Let’s talk for one moment about Walt’s final act of redemption, shall we? I suspect that Walt’s original plan many not have involved saving Jesse, rather making him part of the bloody tableau that ended the show. Yes, it’s last minute redemption to remind us that Walt was never the ruthless drug kingpin he wanted to be. (Also, really, at this point what would killing Jesse serve?) It was immediately made a little selfish by the fact that he wanted Jesse to finish the job, to kill him
That last scene... I’m obsessed with last scenes. Even if I don’t watch a show, or I’m not interested in a book, I’ll do what I can to find out how it ends. I like thinking about the final image that a book or play or TV show will leave us. Last scenes are hard, though. Take Star Trek: The Next Generation. Personally, I hate the final scene of the series, because it wasn’t really. It was just waiting for them to head to the movies. Deep Space Nine, with Jake staring out the window... that to me is one of the finest final scenes a show has ever done. Obviously, with this show I was much more invested. This was a final scene. The deposed King, dying not with his family but in the place where he was truly great. This is up there in final scenes of a show, even if you didn’t enjoy the rest of the show. (and I know that some people didn’t enjoy it. That’s their right, even if they’re wrong.) But also, did you catch the way that Walter was wearing a green shirt and khaki pants... the same thing he was wearing in the first episode, when this all started.

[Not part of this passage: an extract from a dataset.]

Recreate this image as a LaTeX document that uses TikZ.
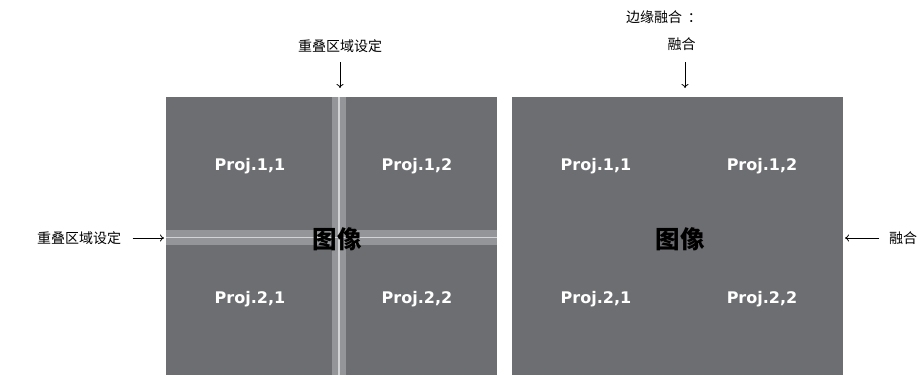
\documentclass[tikz,border=0pt]{standalone}
\usepackage{fontspec}
\setmainfont{DejaVu Sans}
\newfontfamily\cjk{Noto Sans CJK SC}
\usetikzlibrary{positioning,calc,arrows.meta}
\definecolor{panelgray}{HTML}{6D6E71}
\definecolor{bandgray}{HTML}{939598}
\definecolor{linegray}{HTML}{D1D3D4}

\begin{document}
\begin{tikzpicture}[x=1pt,y=-1pt,
    panel/.style={fill=panelgray, minimum width=331pt, minimum height=278pt, anchor=north west, inner sep=0pt},
    proj/.style={text=white, font=\fontsize{16}{16}\selectfont\bfseries},
    img/.style={font=\fontsize{24.5}{24.5}\selectfont\cjk\bfseries},
    note/.style={font=\fontsize{14}{27}\selectfont\cjk, align=left},
    pointer/.style={-{To[length=4pt,width=7pt]}, line width=0.8pt}]
  \useasboundingbox (0,0) rectangle (923,375);

  % Left panel: overlap setting
  \node[panel] (left) at (166,97) {};
  \fill[bandgray] (332,97) rectangle (346,375);
  \fill[bandgray] (166,230) rectangle (497,245);
  \draw[linegray, line width=1.6pt] (339,97) -- (339,375);
  \draw[linegray, line width=1.6pt] (166,237.5) -- (497,237.5);
  \node[proj] (l11) at (250,166) {Proj.1,1};
  \node[proj] (l12) at (417,166) {Proj.1,2};
  \node[proj] (l21) at (250,299) {Proj.2,1};
  \node[proj] (l22) at (417,299) {Proj.2,2};
  \node[img] (limg) at (337,239) {图像};

  % Right panel: edge blending
  \node[panel] (right) at (512,97) {};
  \node[proj] (r11) at (596,166) {Proj.1,1};
  \node[proj] (r12) at (762,166) {Proj.1,2};
  \node[proj] (r21) at (596,299) {Proj.2,1};
  \node[proj] (r22) at (762,299) {Proj.2,2};
  \node[img] (rimg) at (680,239) {图像};

  % Labels
  \node[note] (ovltop) at (340,46) {重叠区域设定};
  \node[note] (ovlleft) at (79,238) {重叠区域设定};
  \node[note] (blendtop) at (664,31) {边缘融合\hspace{0.4em}：\\\hspace*{2.95em}融合};
  \node[note] (blendright) at (903,238) {融合};

  % Arrows
  \coordinate (ovltopend) at (340,88);
  \coordinate (ovlleftend) at (164,238);
  \coordinate (blendtopend) at (685,88);
  \coordinate (blendrightend) at (845,238);
  \draw[pointer] (ovltop.south |- 0,62) -- (ovltopend);
  \draw[pointer] (ovlleft.east) ++(8,0) -- (ovlleftend);
  \draw[pointer] (blendtopend |- 0,62) -- (blendtopend);
  \draw[pointer] (blendright.west) ++(-6,0) -- (blendrightend);
\end{tikzpicture}
\end{document}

Ending the show the way it did... with Walter dying in a meth lab as the result of a self-inflicted accidental wound... ranks it up there with the great tragic heroes of literature. I’ve made this point many times, and I’m going to make it again: Breaking Bad should rank up their with great literature. It needs to be rewatched, studied. We’re going to need to discuss this for years to come to catch the symbolism. I enjoyed it. And I look forward to watching it again.